What Credible ESG-Linked Pay Unlocks
The paper shows how ESG-linked pay can move from theory to practice. For CEOs, it proposes tying about 20% of variable compensation to indicators such as PCAF‑aligned financed emissions reduction, financial inclusion and sustainable lending performance, and employee engagement or ESG culture scores.
For the wider C‑suite, it suggests linking roughly 15% of variable pay to completed TCFD‑aligned climate risk disclosure, sustainable finance origination targets, and regular ESG performance discussions in annual staff reviews.
This creates personal accountability for leadership and signals that sustainability is part of core governance, not a side project.
The paper also stresses the culture cascade: once executives are assessed on ESG delivery, ESG KPIs spread into departments and performance reviews.
For African businesses, smarter incentive design can align capital allocation, climate disclosure, lending behaviour and workforce engagement, while strengthening the governance story for international investors, ensuring board‑level linkage to sustainability commitments.
What Boards, Regulators, and Firms Must Do
The paper’s final section lays out the ingredients of a credible ESG pay framework, and is where the governance test becomes harder.
Metrics must be specific and quantifiable. Baselines must be set before the performance year begins. Targets should align with science-based pathways. The entire linkage should be approved by the board and externally disclosed.
The governance guardrails are just as important. The brief calls for independent remuneration committee oversight, third-party assurance of ESG data, malus and clawback provisions, and annual public disclosure of the pay-ESG linkage.

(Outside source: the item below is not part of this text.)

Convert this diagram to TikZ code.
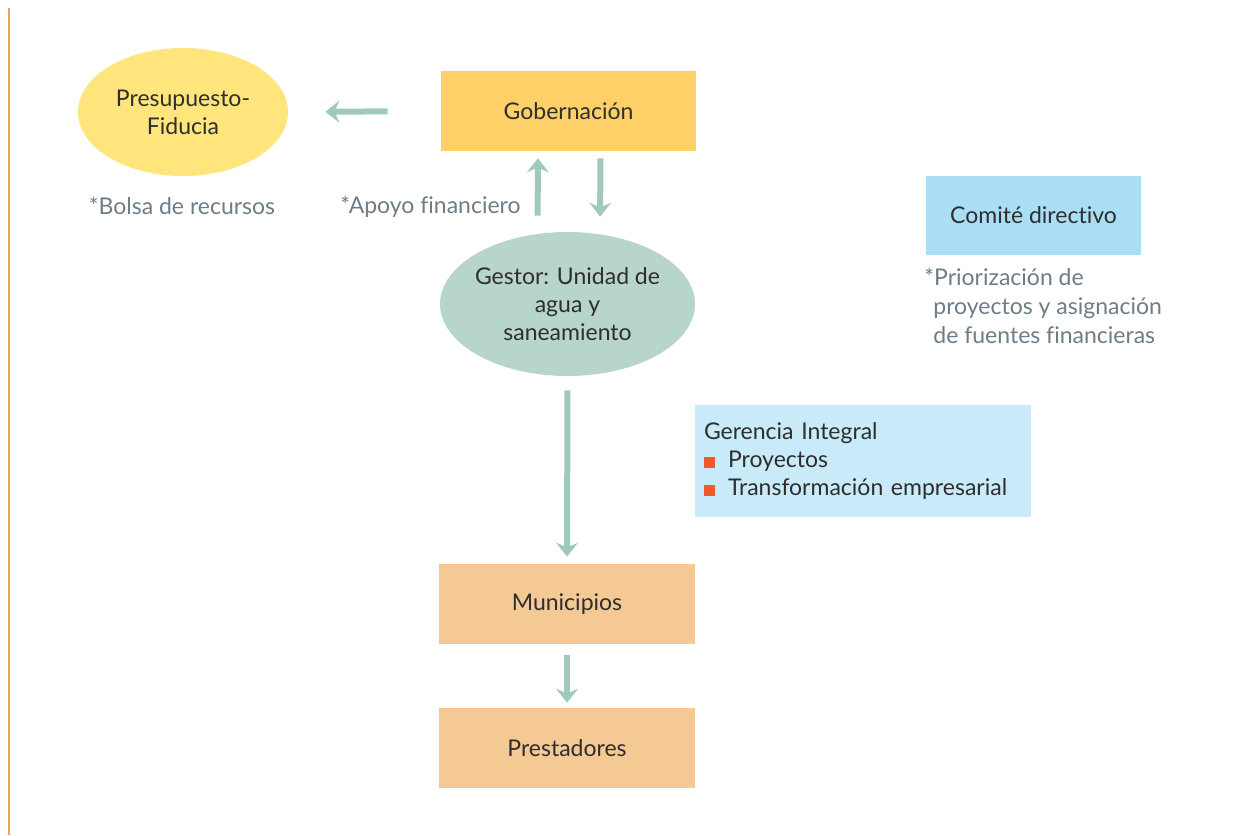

Common metrics include financed emissions intensity, sustainable finance disbursements, TCFD disclosure completion rates, and employee ESG training completion.

The message is clear: ESG-linked compensation only works when it is disciplined enough to survive scrutiny. Poorly designed scorecards can create box-ticking. Credible ones can reshape governance.
Path Forward – Through Incentive Discipline
African companies do not need perfect ESG systems before linking pay to sustainability outcomes.
However, they do need disciplined design: measurable metrics, credible baselines, board oversight, and transparent disclosure. That is how ESG moves from promise to performance.
The bigger shift being advocated is cultural as much as technical. When executive compensation reflects climate, governance, and inclusion outcomes, boards signal that long-term resilience matters as much as quarterly delivery.
In markets under pressure, that may become one of the clearest tests of corporate integrity.